TASK OBJECTIVE> Across the data below, how many lines hold "picture"? Answer with that number and nothing else.

GIVEN INFORMATION>
+++

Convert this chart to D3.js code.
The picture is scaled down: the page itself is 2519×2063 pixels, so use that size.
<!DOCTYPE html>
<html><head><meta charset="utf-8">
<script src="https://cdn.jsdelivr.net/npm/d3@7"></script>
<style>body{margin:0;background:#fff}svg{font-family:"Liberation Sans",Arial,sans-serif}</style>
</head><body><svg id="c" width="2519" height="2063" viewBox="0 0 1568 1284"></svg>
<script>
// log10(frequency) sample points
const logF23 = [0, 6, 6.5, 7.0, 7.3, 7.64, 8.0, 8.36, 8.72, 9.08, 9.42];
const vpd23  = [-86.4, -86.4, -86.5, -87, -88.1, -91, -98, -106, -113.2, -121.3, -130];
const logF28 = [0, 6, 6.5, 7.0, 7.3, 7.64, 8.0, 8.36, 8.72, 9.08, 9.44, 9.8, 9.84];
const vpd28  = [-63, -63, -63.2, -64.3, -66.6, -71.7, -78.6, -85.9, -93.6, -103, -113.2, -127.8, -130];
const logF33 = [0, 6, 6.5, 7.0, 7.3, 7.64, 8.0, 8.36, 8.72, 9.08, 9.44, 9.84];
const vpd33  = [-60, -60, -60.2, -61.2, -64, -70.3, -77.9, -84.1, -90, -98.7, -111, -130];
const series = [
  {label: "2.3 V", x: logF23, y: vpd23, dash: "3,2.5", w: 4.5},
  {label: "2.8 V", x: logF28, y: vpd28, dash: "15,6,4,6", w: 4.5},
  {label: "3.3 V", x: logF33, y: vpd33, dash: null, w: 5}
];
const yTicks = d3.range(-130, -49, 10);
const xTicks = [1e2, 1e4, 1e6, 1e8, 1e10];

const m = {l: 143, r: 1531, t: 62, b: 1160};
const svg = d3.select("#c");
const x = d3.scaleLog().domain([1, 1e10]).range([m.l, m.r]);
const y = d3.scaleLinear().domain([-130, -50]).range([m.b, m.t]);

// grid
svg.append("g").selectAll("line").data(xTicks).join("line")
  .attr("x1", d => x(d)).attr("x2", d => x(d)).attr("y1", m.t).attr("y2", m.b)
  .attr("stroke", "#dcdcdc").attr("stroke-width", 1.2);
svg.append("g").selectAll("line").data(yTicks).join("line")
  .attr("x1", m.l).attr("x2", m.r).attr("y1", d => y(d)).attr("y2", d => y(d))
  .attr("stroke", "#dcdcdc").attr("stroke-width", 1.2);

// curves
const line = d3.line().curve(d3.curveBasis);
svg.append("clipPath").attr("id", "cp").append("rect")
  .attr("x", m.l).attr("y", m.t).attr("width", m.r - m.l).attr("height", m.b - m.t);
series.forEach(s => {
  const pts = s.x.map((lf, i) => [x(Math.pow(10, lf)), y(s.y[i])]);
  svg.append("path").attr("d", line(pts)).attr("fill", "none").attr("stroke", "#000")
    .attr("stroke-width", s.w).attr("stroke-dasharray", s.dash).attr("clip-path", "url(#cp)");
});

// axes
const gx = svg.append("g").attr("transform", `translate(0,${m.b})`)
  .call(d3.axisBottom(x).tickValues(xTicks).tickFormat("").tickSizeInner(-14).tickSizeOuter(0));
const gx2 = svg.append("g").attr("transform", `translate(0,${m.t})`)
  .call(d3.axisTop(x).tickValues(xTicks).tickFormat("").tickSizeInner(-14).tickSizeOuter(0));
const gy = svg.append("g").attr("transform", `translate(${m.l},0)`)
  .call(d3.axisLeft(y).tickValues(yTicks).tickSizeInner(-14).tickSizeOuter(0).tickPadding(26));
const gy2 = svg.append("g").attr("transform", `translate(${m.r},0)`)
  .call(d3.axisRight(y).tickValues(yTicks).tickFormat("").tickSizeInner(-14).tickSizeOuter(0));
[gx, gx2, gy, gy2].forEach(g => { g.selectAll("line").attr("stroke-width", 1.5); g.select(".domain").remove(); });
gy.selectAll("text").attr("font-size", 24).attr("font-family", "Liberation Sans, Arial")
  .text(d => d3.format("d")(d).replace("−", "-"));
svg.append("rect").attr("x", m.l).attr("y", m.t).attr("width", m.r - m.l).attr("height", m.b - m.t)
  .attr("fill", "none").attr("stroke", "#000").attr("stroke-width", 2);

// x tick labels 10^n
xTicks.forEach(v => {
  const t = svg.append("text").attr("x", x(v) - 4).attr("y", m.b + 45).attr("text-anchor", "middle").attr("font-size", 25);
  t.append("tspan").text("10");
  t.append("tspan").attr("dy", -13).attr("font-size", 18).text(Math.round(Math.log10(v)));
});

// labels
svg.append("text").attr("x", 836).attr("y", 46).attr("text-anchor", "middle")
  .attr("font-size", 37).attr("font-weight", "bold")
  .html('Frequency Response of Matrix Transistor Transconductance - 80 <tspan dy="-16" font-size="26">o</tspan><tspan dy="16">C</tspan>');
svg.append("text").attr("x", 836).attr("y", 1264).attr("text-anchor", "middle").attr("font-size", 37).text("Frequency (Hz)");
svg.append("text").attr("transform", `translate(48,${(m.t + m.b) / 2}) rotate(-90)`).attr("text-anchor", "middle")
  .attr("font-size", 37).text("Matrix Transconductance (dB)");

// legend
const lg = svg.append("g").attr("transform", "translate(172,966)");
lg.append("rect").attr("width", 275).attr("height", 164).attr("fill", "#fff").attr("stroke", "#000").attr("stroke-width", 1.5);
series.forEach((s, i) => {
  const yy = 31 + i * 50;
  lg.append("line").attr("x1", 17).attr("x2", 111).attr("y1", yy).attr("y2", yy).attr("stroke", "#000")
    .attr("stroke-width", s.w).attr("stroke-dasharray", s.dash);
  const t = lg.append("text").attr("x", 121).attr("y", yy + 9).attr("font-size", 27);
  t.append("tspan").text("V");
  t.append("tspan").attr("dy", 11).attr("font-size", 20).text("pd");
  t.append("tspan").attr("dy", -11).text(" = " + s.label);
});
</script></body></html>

+++

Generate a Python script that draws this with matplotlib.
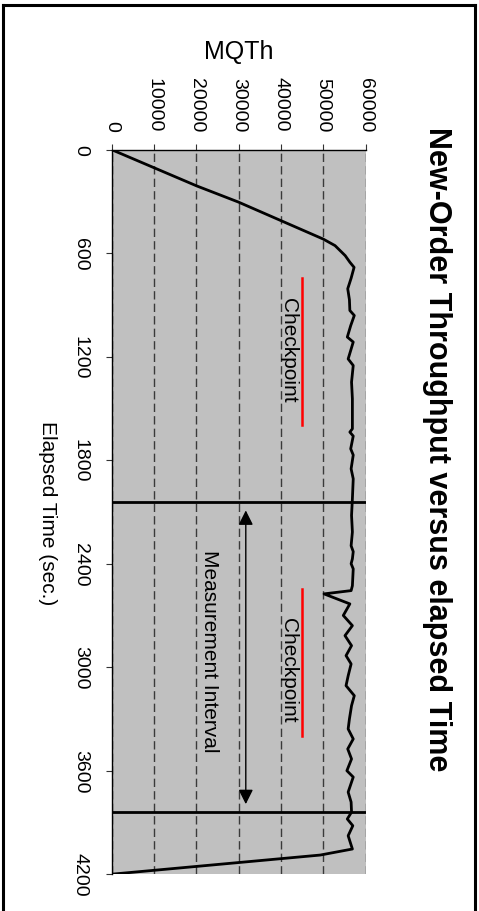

+++

FINAL RESULT> 1